There May Not be Aha Moment in R1-Zero-like Training — A Pilot Study

Blog:

Installation | Experiments | Acknowledgement | Citation

One of the most inspiring results from DeepSeek-R1-Zero is the occurrence of “Aha moment” through pure reinforcement learning (RL). At the Aha moment, the model learns emergent skills such as self-reflection, which helps it to conduct in-context search to solve complex reasoning problems.

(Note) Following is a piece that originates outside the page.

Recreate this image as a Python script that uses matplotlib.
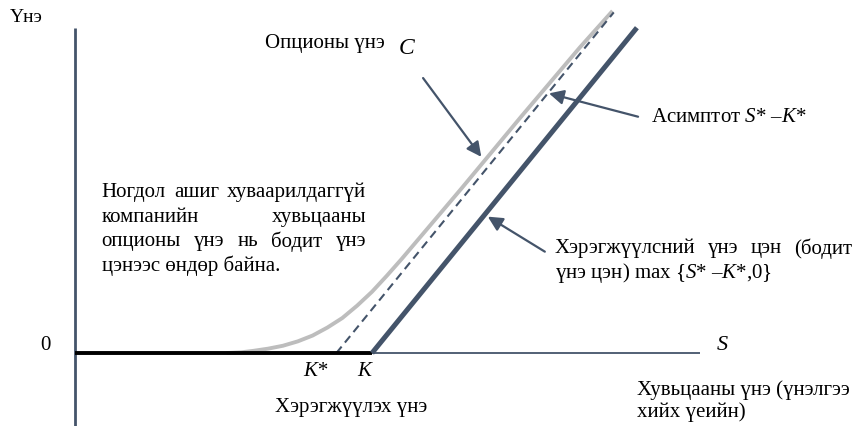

Within only a few days after R1-Zero's release, several projects independently “reproduced” R1-Zero-like training on smaller scales (e.g., 1B to 7B) and all observed the Aha moment, which is typically measured by a sudden increase of model response length. We follow their settings to scrutinize the R1-Zero-like training process, and share the following findings:

There may NOT be Aha moment in R1-Zero-like training. Instead, we found Aha moment (such as self-reflection patterns) appears at epoch 0, namely base models.
We found Superficial Self-Reflection (SSR) from base models' responses, in which case self-reflections do not necessarily lead to correct final answers.
We took a closer look at R1-Zero-like training via RL, and found that the increasing response length phenomenon is not due to the emergence of self-reflection, but a consequence of RL optimizing well-designed rule-based reward functions.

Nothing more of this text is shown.